I think this problem it's much more complicated and complex then it seem at first.
Yes, many of those people (artists ) commit suicide. But many do not, and manage to live a life with passion and with joy, a life full of meaning. And they DO have a philosophy at their life's core, whatever that would be. That's why generalisations are a bit simplistic.
I don't think Vaclav Havel was reffering at people who commit suicide by just being bored or depressed of life, and trying to get over it. He was talking about other kinds of people, people who were doing sacrifices, who believed in values, in meaning, in a after life, people who maybe give up their life to save something, to preserve an ideal, maybe people who died for their dear ones, for protecting freedom, love, justice...
He could also reffer to other kinds of people, maybe people who were break by the weights that the world has put upon them...
And the interesting fact is, those kind of people didn't do it (suicide) with an attidute of depression, of bore, they do it with JOY, with PASSION, with LOVE, as if this life was just a step twoard another world...
About your INTP friend...if he said this
"I don't live according to some philosophy. Life is so much easier once you realize that."

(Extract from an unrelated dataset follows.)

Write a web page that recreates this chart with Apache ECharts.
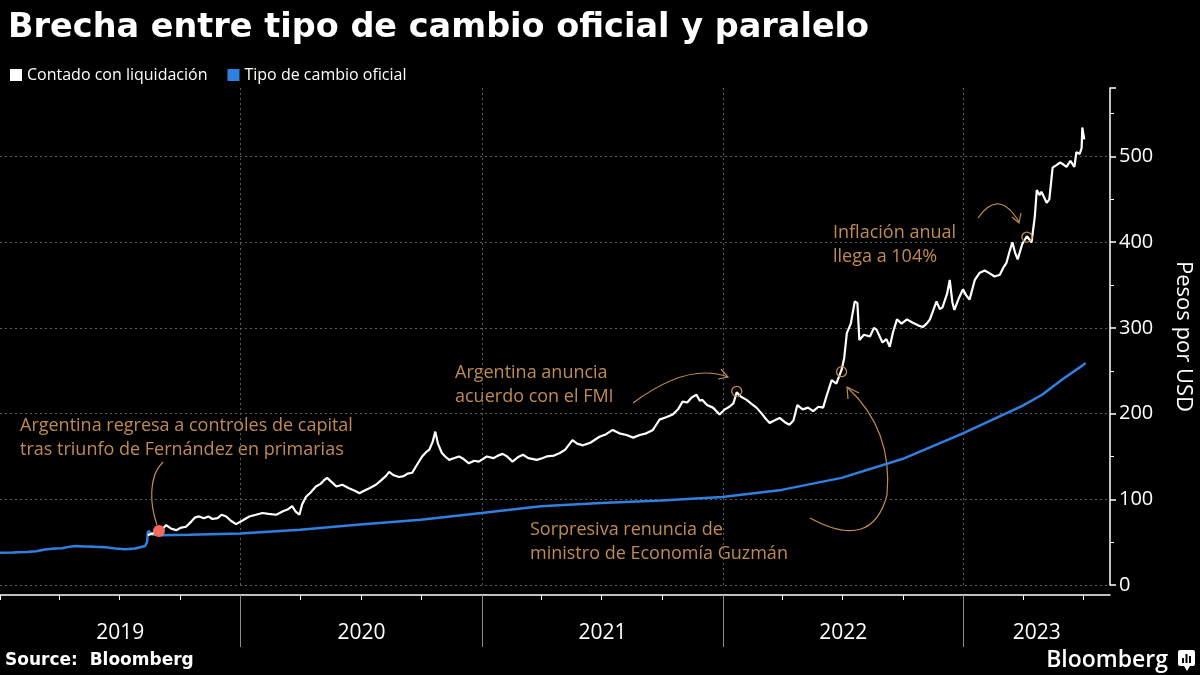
<!DOCTYPE html>
<html><head><meta charset="utf-8">
<script src="https://cdn.jsdelivr.net/npm/echarts@6/dist/echarts.min.js"></script>
<style>html,body{margin:0;padding:0;background:#000}#c{width:1200px;height:675px}</style>
</head><body><div id="c"></div>
<script>
// ---------------- DATA ----------------
const cclDates = [
'2019-08-13','2019-08-20','2019-08-30','2019-09-05','2019-09-10','2019-09-17','2019-09-25','2019-10-03','2019-10-10','2019-10-18','2019-10-24','2019-10-30','2019-11-06','2019-11-13','2019-11-19','2019-11-27','2019-12-03','2019-12-10','2019-12-17','2019-12-25',
'2020-01-03','2020-01-14','2020-01-24','2020-02-03','2020-02-12','2020-02-24','2020-03-05','2020-03-12','2020-03-19','2020-03-24','2020-03-30','2020-04-03','2020-04-09','2020-04-16','2020-04-24','2020-05-01','2020-05-06','2020-05-11','2020-05-18','2020-05-25','2020-06-03','2020-06-13','2020-06-22','2020-06-29','2020-07-06','2020-07-14','2020-07-24','2020-08-02','2020-08-08','2020-08-13','2020-08-20','2020-08-28','2020-09-04','2020-09-10','2020-09-17','2020-09-24','2020-10-02','2020-10-08','2020-10-13','2020-10-18','2020-10-22','2020-10-26','2020-11-01','2020-11-06','2020-11-12','2020-11-19','2020-11-27','2020-12-04','2020-12-12','2020-12-20','2020-12-27',
'2021-01-08','2021-01-18','2021-01-25','2021-02-01','2021-02-08','2021-02-16','2021-02-24','2021-03-04','2021-03-12','2021-03-25','2021-04-02','2021-04-09','2021-04-20','2021-04-29','2021-05-07','2021-05-18','2021-05-25','2021-06-03','2021-06-14','2021-06-28','2021-07-08','2021-07-18','2021-07-28','2021-08-08','2021-08-18','2021-08-28','2021-09-07','2021-09-17','2021-09-22','2021-09-27','2021-10-08','2021-10-17','2021-10-25','2021-11-01','2021-11-08','2021-11-15','2021-11-22','2021-11-27','2021-12-01','2021-12-08','2021-12-17','2021-12-22','2021-12-27',
'2022-01-04','2022-01-11','2022-01-17','2022-01-22','2022-01-28','2022-02-06','2022-02-14','2022-02-21','2022-03-01','2022-03-07','2022-03-13','2022-03-20','2022-03-28','2022-04-05','2022-04-12','2022-04-18','2022-04-24','2022-05-02','2022-05-10','2022-05-18','2022-05-26','2022-06-02','2022-06-07','2022-06-15','2022-06-22','2022-06-30','2022-07-04','2022-07-08','2022-07-14','2022-07-20','2022-07-24','2022-07-27','2022-08-03','2022-08-12','2022-08-18','2022-08-22','2022-08-31','2022-09-06','2022-09-11','2022-09-16','2022-09-22','2022-09-29','2022-10-07','2022-10-16','2022-10-24','2022-10-31','2022-11-06','2022-11-11','2022-11-21','2022-11-26','2022-11-30','2022-12-07','2022-12-11','2022-12-15','2022-12-18','2022-12-25','2022-12-31',
'2023-01-05','2023-01-10','2023-01-18','2023-01-25','2023-02-02','2023-02-09','2023-02-17','2023-02-25','2023-03-02','2023-03-07','2023-03-12','2023-03-16','2023-03-20','2023-03-24','2023-03-31','2023-04-07','2023-04-14','2023-04-19','2023-04-22','2023-04-26','2023-04-29','2023-05-07','2023-05-11','2023-05-16','2023-05-22','2023-05-27','2023-06-01','2023-06-06','2023-06-12','2023-06-18','2023-06-21','2023-06-26','2023-06-29','2023-06-30','2023-07-03'
];
const cclValues = [
58,60,62,66,70,66,64,67,68,74,79,80,78,80,77,78,82,80,75,71,
75,80,82,84,83,82,86,88,92,86,82,94,103,108,115,118,122,125,120,115,117,113,110,107,110,113,117,123,127,132,128,126,127,130,131,140,150,155,158,167,179,165,154,150,146,148,150,147,142,145,144,
150,148,151,153,150,144,149,152,148,146,148,150,151,154,158,169,165,163,166,173,176,181,177,175,172,175,177,181,187,193,196,199,205,214,213,219,222,215,216,210,207,203,199,
205,208,212,225,220,216,211,207,200,194,189,192,195,190,187,192,210,205,207,203,208,207,220,239,235,251,265,294,305,331,329,286,292,290,300,298,283,287,278,295,310,305,310,306,303,301,305,310,331,322,324,340,356,330,321,335,345,
338,333,356,364,367,364,360,362,370,376,390,400,388,380,398,407,400,430,461,455,459,446,450,487,490,493,491,488,495,488,505,503,510,534,520
];
const offDates = [
'2019-01-01','2019-01-20','2019-02-10','2019-02-25','2019-03-10','2019-03-25','2019-04-05','2019-04-15','2019-04-25','2019-05-10','2019-05-25','2019-06-10','2019-06-25','2019-07-10','2019-07-25','2019-08-09','2019-08-12','2019-08-13','2019-08-14','2019-08-20','2019-09-01','2019-10-15','2019-12-31',
'2020-03-31','2020-06-30','2020-09-30','2020-12-31','2021-03-31','2021-06-30','2021-09-30','2021-12-31','2022-03-31','2022-06-30','2022-09-30','2022-12-31','2023-03-31','2023-04-30','2023-05-31','2023-06-30','2023-07-05'
];
const offValues = [
37.5,37.8,38.5,39.5,41.5,42.5,43.0,44.5,45.5,45.0,44.5,44.0,42.5,41.8,42.5,45.5,50,60,63,59,58,58.5,60,
64.5,70.5,76.2,84,92,95.7,98.7,102.7,111,125,147,177,209,222,240,256,259
];
const yTicks = [0, 100, 200, 300, 400, 500];
const years = [2019, 2020, 2021, 2022, 2023];
const xMin = '2019-01-01', xMax = '2023-08-11';
const eventDates = ['2019-08-30', '2022-01-22', '2022-06-30', '2023-04-07'];
const eventValues = [63, 226, 249, 406];
const seriesNames = ['Contado con liquidación', 'Tipo de cambio oficial'];
const titleText = 'Brecha entre tipo de cambio oficial y paralelo';
const notes = [
  'Argentina regresa a controles de capital\ntras triunfo de Fernández en primarias',
  'Argentina anuncia\nacuerdo con el FMI',
  'Sorpresiva renuncia de\nministro de Economía Guzmán',
  'Inflación anual\nllega a 104%'
];

// ---------------- BUILD ----------------
const ts = s => { const p = s.split('-').map(Number); return new Date(p[0], p[1]-1, p[2]).getTime(); };
const tMin = ts(xMin), tMax = ts(xMax);
const quarterTicks = [];
years.forEach(y => [0,3,6,9].forEach(m => { const t = new Date(y, m, 1).getTime(); if (t >= tMin && t <= tMax) quarterTicks.push(t); }));
const yearStarts = years.slice(1).map(y => new Date(y, 0, 1).getTime());
const yearMids = years.map(y => { const a = Math.max(new Date(y,0,1).getTime(), tMin); const b = Math.min(new Date(y+1,0,1).getTime(), tMax); return (a+b)/2; });

const ORANGE = '#c08b52';
const BLUE = '#2f80e0';
const FONT = '"Open Sans", "Noto Sans", sans-serif';

const chart = echarts.init(document.getElementById('c'));
const noteStyle = (txt) => ({ text: txt, fill: ORANGE, fontSize: 18, fontFamily: FONT, lineHeight: 24, verticalAlign: 'top' });
const arrowStroke = { stroke: ORANGE, lineWidth: 1.2, fill: null };

chart.setOption({
  backgroundColor: '#000',
  animation: false,
  title: { text: titleText, left: 3, top: 6, textStyle: { color: '#fff', fontSize: 33.5, fontWeight: 'bold', fontFamily: '"DejaVu Sans", sans-serif' } },
  legend: {
    data: seriesNames, left: 5, top: 62, icon: 'rect', itemWidth: 12, itemHeight: 12, itemGap: 20,
    textStyle: { color: '#fff', fontSize: 16, fontFamily: FONT }
  },
  grid: { left: 0, right: 90, top: 88, bottom: 90, containLabel: false, outerBoundsMode: 'none' },
  xAxis: [{
    type: 'value', min: tMin, max: tMax, position: 'bottom', offset: 10, scale: true,
    axisLine: { show: true, onZero: false, lineStyle: { color: '#fff', width: 1.5 } },
    axisTick: { show: true, customValues: quarterTicks, length: 5, lineStyle: { color: '#fff', width: 1 } },
    axisLabel: { show: true, customValues: yearMids, formatter: v => String(new Date(v).getFullYear()), color: '#fff', fontSize: 21, fontFamily: FONT, margin: 28 },
    splitLine: { show: false }
  }, {
    type: 'value', min: tMin, max: tMax, position: 'bottom', offset: 10, scale: true,
    axisLine: { show: false, onZero: false },
    axisTick: { show: true, customValues: yearStarts, length: 52, lineStyle: { color: '#8a8a8a', width: 1 } },
    axisLabel: { show: false },
    splitLine: { show: false }
  }],
  yAxis: {
    type: 'value', position: 'right', min: 0, max: 580, interval: 100,
    axisLine: { show: true, lineStyle: { color: '#fff', width: 1.5 } },
    axisTick: { show: true, length: 6, lineStyle: { color: '#fff', width: 1.5 } },
    minorTick: { show: true, splitNumber: 2, length: 4, lineStyle: { color: '#fff', width: 1 } },
    axisLabel: { color: '#fff', fontSize: 20, fontFamily: FONT, margin: 9, formatter: v => (v % 100 === 0 ? String(v) : '') },
    splitLine: { show: false },
    name: 'Pesos por USD', nameLocation: 'middle', nameRotate: -90, nameGap: 62,
    nameTextStyle: { color: '#fff', fontSize: 22, fontFamily: FONT }
  },
  series: [{
    name: seriesNames[1], type: 'line', xAxisIndex: 0, z: 3,
    data: offDates.map((d, i) => [ts(d), offValues[i]]),
    symbol: 'none', showSymbol: false,
    lineStyle: { color: BLUE, width: 2.5 }, itemStyle: { color: BLUE },
    markLine: {
      silent: true, symbol: ['none', 'none'], z: 1, label: { show: false },
      lineStyle: { color: '#5c5c5c', type: [2, 3], width: 1 },
      emphasis: { disabled: true },
      data: yTicks.map(v => ({ yAxis: v })).concat(yearStarts.map(t => ({ xAxis: t })))
    }
  }, {
    name: seriesNames[0], type: 'line', xAxisIndex: 0, z: 4,
    data: cclDates.map((d, i) => [ts(d), cclValues[i]]),
    symbol: 'none', showSymbol: false,
    lineStyle: { color: '#fff', width: 2.2 }, itemStyle: { color: '#fff' },
    markPoint: {
      silent: true, label: { show: false },
      data: eventDates.map((d, i) => ({
        coord: [ts(d), eventValues[i]], symbol: 'circle', symbolSize: i === 0 ? 12 : 10,
        itemStyle: i === 0 ? { color: '#f26b5e' } : { color: 'rgba(0,0,0,0)', borderColor: ORANGE, borderWidth: 1.3 }
      }))
    }
  }],
  graphic: [
    { type: 'text', x: 20, y: 414, style: noteStyle(notes[0]) },
    { type: 'text', x: 455, y: 361, style: noteStyle(notes[1]) },
    { type: 'text', x: 530, y: 518, style: noteStyle(notes[2]) },
    { type: 'text', x: 833, y: 221, style: noteStyle(notes[3]) },
    { type: 'bezierCurve', shape: { x1: 163, y1: 462, cpx1: 148, cpy1: 476, cpx2: 150, cpy2: 505, x2: 157, y2: 525 }, style: arrowStroke },
    { type: 'bezierCurve', shape: { x1: 633, y1: 403, cpx1: 688, cpy1: 362, x2: 728, y2: 377 }, style: arrowStroke },
    { type: 'polyline', shape: { points: [[721, 369], [728, 377], [718, 379]] }, style: arrowStroke },
    { type: 'bezierCurve', shape: { x1: 810, y1: 518, cpx1: 872, cpy1: 552, x2: 887, y2: 495 }, style: arrowStroke },
    { type: 'bezierCurve', shape: { x1: 887, y1: 495, cpx1: 893, cpy1: 430, x2: 848, y2: 388 }, style: arrowStroke },
    { type: 'polyline', shape: { points: [[859, 393], [847, 387], [848, 399]] }, style: arrowStroke },
    { type: 'bezierCurve', shape: { x1: 978, y1: 218, cpx1: 999, cpy1: 188, x2: 1019, y2: 222 }, style: arrowStroke },
    { type: 'polyline', shape: { points: [[1012, 217], [1019, 223], [1021, 213]] }, style: arrowStroke },
    { type: 'text', x: 5, y: 652, style: { text: 'Source:  Bloomberg', fill: '#fff', fontSize: 17, fontWeight: 'bold', fontFamily: '"DejaVu Sans", sans-serif', verticalAlign: 'top' } },
    { type: 'text', x: 1168, y: 660, style: { text: 'Bloomberg', fill: '#fff', fontSize: 23, fontWeight: 600, fontFamily: FONT, align: 'right', verticalAlign: 'middle' } },
    { type: 'rect', shape: { x: 1178, y: 650, width: 17, height: 16, r: 2 }, style: { fill: '#fff' } },
    { type: 'polygon', shape: { points: [[1184, 666], [1187, 671], [1190, 666]] }, style: { fill: '#fff' } },
    { type: 'rect', shape: { x: 1182, y: 658, width: 2, height: 5 }, style: { fill: '#000' } },
    { type: 'rect', shape: { x: 1185.5, y: 654, width: 2, height: 9 }, style: { fill: '#000' } },
    { type: 'rect', shape: { x: 1189, y: 656, width: 2, height: 7 }, style: { fill: '#000' } }
  ]
});
</script>
</body></html>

then that's his philosophy, right there. Not living according to "some philosophy" is in fact a philosophy, namely that "I don't live according to some philosophy". He just doesn't realise this, but he has a kind of personal philosophy. In fact every man on this earth which thinks and it's not crazy has a philosophy, whether he recognise it or not.
And speaking about "I don't live according to some philosophy. Life is so much easier once you realize that." philosophy, it's not a new one. If we look in history , we'll se that many people adopted this kind of view,
the carefree, no responsability, I have no philosophy kind of philosophy.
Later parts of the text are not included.